Data to process:
┌──
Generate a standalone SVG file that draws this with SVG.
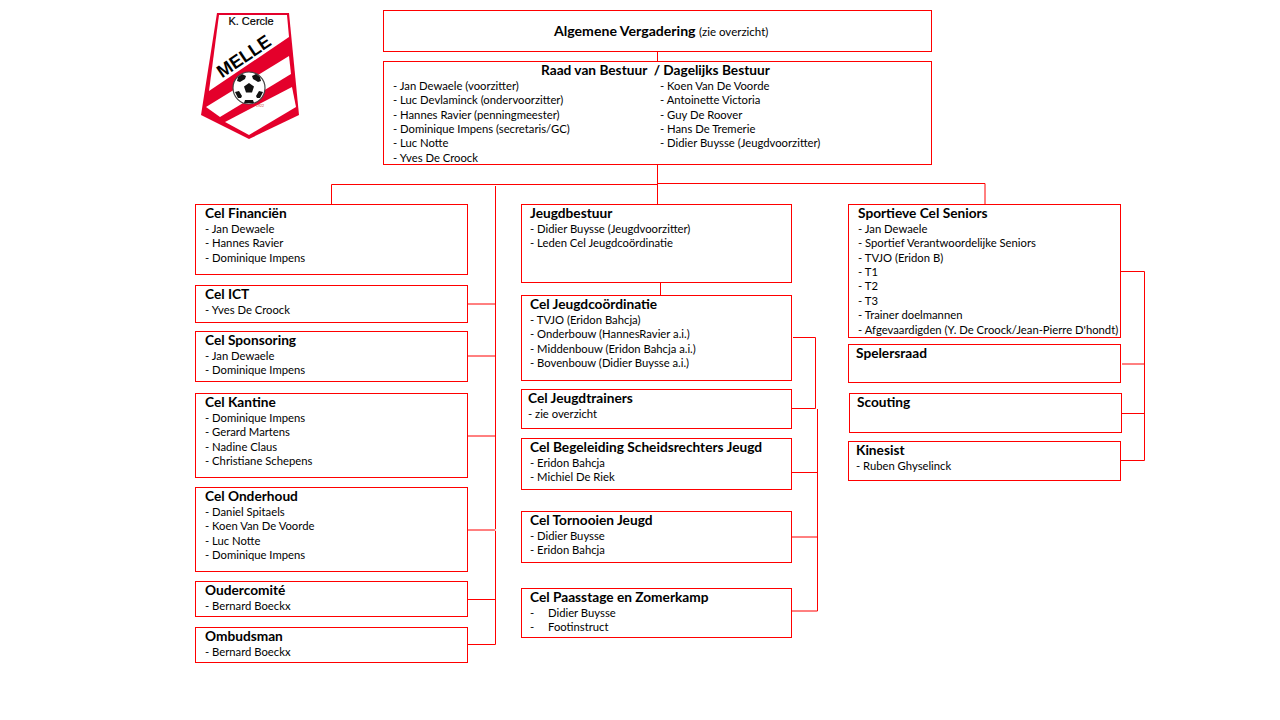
<svg xmlns="http://www.w3.org/2000/svg" width="1280" height="720" viewBox="0 0 1280 720">
<style>
text{font-family:"Lato","Open Sans","Liberation Sans",sans-serif;fill:#000}
.t{font-size:13.7px;font-weight:700}
.b{font-size:11.27px}
.box{fill:#fff;stroke:#f00;stroke-width:1}
.c{fill:none;stroke:#f00;stroke-width:1}
</style>
<rect width="1280" height="720" fill="#fff"/>
<g id="connectors">
<path class="c" d="M657.5 51V61M657.5 164V204M660.5 282V295"/>
<path class="c" d="M331.5 204V184.5H657.5M657.5 183.5H985V204"/>
<path class="c" d="M495.5 186V529M495.5 531V644.5"/>
<path class="c" d="M467 304H495.5M467 356H495.5M467 436H495.5M467 530H495.5M467 599.5H495.5M467 644.5H495.5"/>
<path class="c" d="M793 337.5H815.5V408.5H791M817.5 409V611H791M791 472.5H817.5M791 537H817.5"/>
<path class="c" d="M1120 271.5H1144.5V460.5H1120M1122 364H1144.5M1120 413.5H1144.5"/>
</g>
<g id="logo">
<path d="M217 13H289L299 115L249 139L201 115Z" fill="#e4002b"/>
<path d="M219 15H287L289 37L209 91Z" fill="#fff"/>
<path d="M206 107L289 56L291 74L220 117Z" fill="#fff"/>
<path d="M225 122L292 87L296 107L249 135Z" fill="#fff"/>
<text x="251" y="25" text-anchor="middle" style="font-family:'Liberation Sans',sans-serif;font-size:11px;font-weight:400;stroke:#000;stroke-width:.2">K. Cercle</text>
<text x="0" y="0" transform="translate(222 78.5) rotate(-34)" style="font-family:'Liberation Sans',sans-serif;font-size:18px;font-weight:700">MELLE</text>
<circle cx="249" cy="88" r="16" fill="#fff" stroke="#444" stroke-width="1.2"/>
<path d="M249 83l5 3.5-2 6h-6l-2-6ZM242 74l4 2-1 3-5 3-3-1 1-4ZM256 74l-4 2 1 3 5 3 3-1-1-4ZM235 92l4-1 3 5-1 2-3 0ZM263 92l-4-1-3 5 1 2 3 0ZM245 100l8 0 1 3-10 0Z" fill="#111"/>
<text x="260" y="107" text-anchor="middle" style="font-family:'Liberation Sans',sans-serif;font-size:3.5px;fill:#c33">1922</text>
</g>
<g id="algemene-vergadering">
<rect class="box" x="383.5" y="10.5" width="548" height="41"/>
<text x="554" y="36" class="t" style="font-size:14.1px">Algemene Vergadering <tspan class="b" font-weight="400" style="font-size:11.5px">(zie overzicht)</tspan></text>
</g>
<g id="raad-van-bestuur">
<rect class="box" x="383.5" y="61.5" width="548" height="103"/>
<text x="541" y="75" class="t" xml:space="preserve">Raad van Bestuur  / Dagelijks Bestuur</text>
<text class="b" x="393" y="90">- Jan Dewaele (voorzitter)</text>
<text class="b" x="393" y="104">- Luc Devlaminck (ondervoorzitter)</text>
<text class="b" x="393" y="119">- Hannes Ravier (penningmeester)</text>
<text class="b" x="393" y="133">- Dominique Impens (secretaris/GC)</text>
<text class="b" x="393" y="147">- Luc Notte</text>
<text class="b" x="393" y="162">- Yves De Croock</text>
<text class="b" x="660" y="90">- Koen Van De Voorde</text>
<text class="b" x="660" y="104">- Antoinette Victoria</text>
<text class="b" x="660" y="119">- Guy De Roover</text>
<text class="b" x="660" y="133">- Hans De Tremerie</text>
<text class="b" x="660" y="147">- Didier Buysse (Jeugdvoorzitter)</text>
</g>
<g id="cel-financien">
<rect class="box" x="195.5" y="204.5" width="272" height="70"/>
<text class="t" x="205" y="218">Cel Financiën</text>
<text class="b" x="205" y="233">- Jan Dewaele</text>
<text class="b" x="205" y="247">- Hannes Ravier</text>
<text class="b" x="205" y="262">- Dominique Impens</text>
</g>
<g id="cel-ict">
<rect class="box" x="195.5" y="285.5" width="272" height="37"/>
<text class="t" x="205" y="299">Cel ICT</text>
<text class="b" x="205" y="314">- Yves De Croock</text>
</g>
<g id="cel-sponsoring">
<rect class="box" x="195.5" y="331.5" width="272" height="50"/>
<text class="t" x="205" y="345">Cel Sponsoring</text>
<text class="b" x="205" y="360">- Jan Dewaele</text>
<text class="b" x="205" y="374">- Dominique Impens</text>
</g>
<g id="cel-kantine">
<rect class="box" x="195.5" y="393.5" width="272" height="84"/>
<text class="t" x="205" y="407">Cel Kantine</text>
<text class="b" x="205" y="422">- Dominique Impens</text>
<text class="b" x="205" y="436">- Gerard Martens</text>
<text class="b" x="205" y="451">- Nadine Claus</text>
<text class="b" x="205" y="465">- Christiane Schepens</text>
</g>
<g id="cel-onderhoud">
<rect class="box" x="195.5" y="487.5" width="272" height="84"/>
<text class="t" x="205" y="501">Cel Onderhoud</text>
<text class="b" x="205" y="516">- Daniel Spitaels</text>
<text class="b" x="205" y="530">- Koen Van De Voorde</text>
<text class="b" x="205" y="545">- Luc Notte</text>
<text class="b" x="205" y="559">- Dominique Impens</text>
</g>
<g id="oudercomite">
<rect class="box" x="195.5" y="581.5" width="272" height="35"/>
<text class="t" x="205" y="595">Oudercomité</text>
<text class="b" x="205" y="610">- Bernard Boeckx</text>
</g>
<g id="ombudsman">
<rect class="box" x="195.5" y="627.5" width="272" height="35"/>
<text class="t" x="205" y="641">Ombudsman</text>
<text class="b" x="205" y="656">- Bernard Boeckx</text>
</g>
<g id="jeugdbestuur">
<rect class="box" x="521.5" y="204.5" width="270" height="78"/>
<text class="t" x="530" y="218">Jeugdbestuur</text>
<text class="b" x="530" y="233">- Didier Buysse (Jeugdvoorzitter)</text>
<text class="b" x="530" y="247">- Leden Cel Jeugdcoördinatie</text>
</g>
<g id="cel-jeugdcoordinatie">
<rect class="box" x="521.5" y="295.5" width="270" height="85"/>
<text class="t" x="530" y="309">Cel Jeugdcoördinatie</text>
<text class="b" x="530" y="324">- TVJO (Eridon Bahcja)</text>
<text class="b" x="530" y="338">- Onderbouw (HannesRavier a.i.)</text>
<text class="b" x="530" y="353">- Middenbouw (Eridon Bahcja a.i.)</text>
<text class="b" x="530" y="367">- Bovenbouw (Didier Buysse a.i.)</text>
</g>
<g id="cel-jeugdtrainers">
<rect class="box" x="521.5" y="389.5" width="270" height="39"/>
<text class="t" x="528" y="403">Cel Jeugdtrainers</text>
<text class="b" x="528" y="418">- zie overzicht</text>
</g>
<g id="cel-begeleiding">
<rect class="box" x="521.5" y="438.5" width="270" height="51"/>
<text class="t" x="530" y="452">Cel Begeleiding Scheidsrechters Jeugd</text>
<text class="b" x="530" y="467">- Eridon Bahcja</text>
<text class="b" x="530" y="481">- Michiel De Riek</text>
</g>
<g id="cel-tornooien">
<rect class="box" x="521.5" y="511.5" width="270" height="51"/>
<text class="t" x="530" y="525">Cel Tornooien Jeugd</text>
<text class="b" x="530" y="540">- Didier Buysse</text>
<text class="b" x="530" y="554">- Eridon Bahcja</text>
</g>
<g id="cel-paasstage">
<rect class="box" x="521.5" y="588.5" width="270" height="49"/>
<text class="t" x="530" y="602">Cel Paasstage en Zomerkamp</text>
<text class="b" x="530" y="617">-</text>
<text class="b" x="548" y="617">Didier Buysse</text>
<text class="b" x="530" y="631">-</text>
<text class="b" x="548" y="631">Footinstruct</text>
</g>
<g id="sportieve-cel-seniors">
<rect class="box" x="848.5" y="204.5" width="272" height="133"/>
<text class="t" x="858" y="218">Sportieve Cel Seniors</text>
<text class="b" x="858" y="233">- Jan Dewaele</text>
<text class="b" x="858" y="247">- Sportief Verantwoordelijke Seniors</text>
<text class="b" x="858" y="262">- TVJO (Eridon B)</text>
<text class="b" x="858" y="276">- T1</text>
<text class="b" x="858" y="290">- T2</text>
<text class="b" x="858" y="305">- T3</text>
<text class="b" x="858" y="319">- Trainer doelmannen</text>
<text class="b" x="858" y="334">- Afgevaardigden (Y. De Croock/Jean-Pierre D'hondt)</text>
</g>
<g id="spelersraad">
<rect class="box" x="848.5" y="344.5" width="272" height="38"/>
<text class="t" x="856" y="358">Spelersraad</text>
</g>
<g id="scouting">
<rect class="box" x="849.5" y="393.5" width="272" height="39"/>
<text class="t" x="857" y="407">Scouting</text>
</g>
<g id="kinesist">
<rect class="box" x="848.5" y="441.5" width="272" height="39"/>
<text class="t" x="856" y="455">Kinesist</text>
<text class="b" x="856" y="470">- Ruben Ghyselinck</text>
</g>
</svg>
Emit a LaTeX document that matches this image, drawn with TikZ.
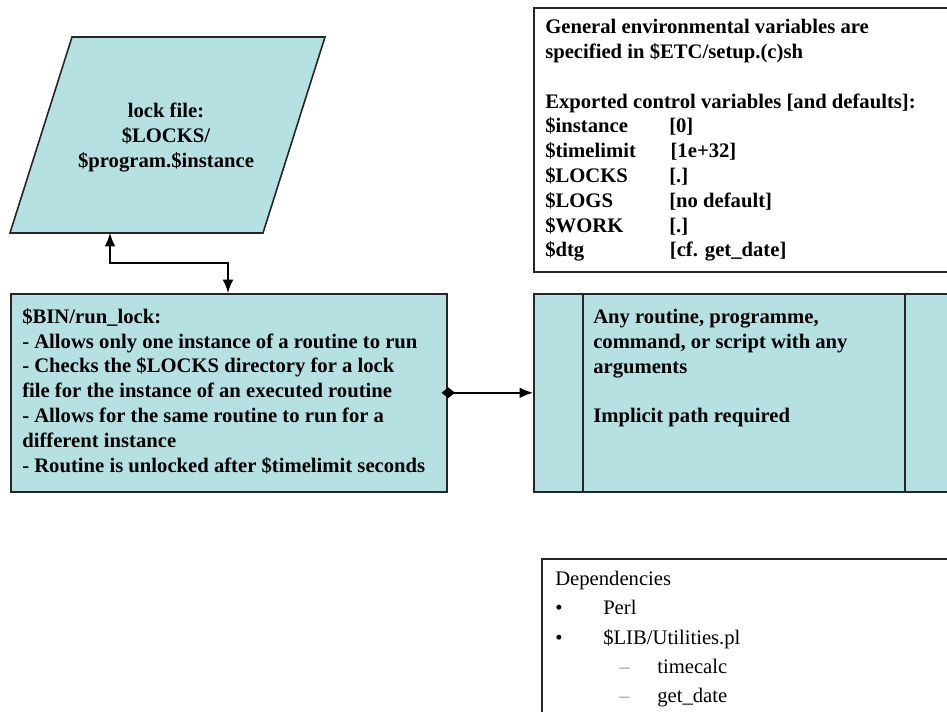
└──
Search the preceding listing for "that" and extract every line where it is found.

Generate a standalone SVG file that draws this with SVG.
Emit a LaTeX document that matches this image, drawn with TikZ.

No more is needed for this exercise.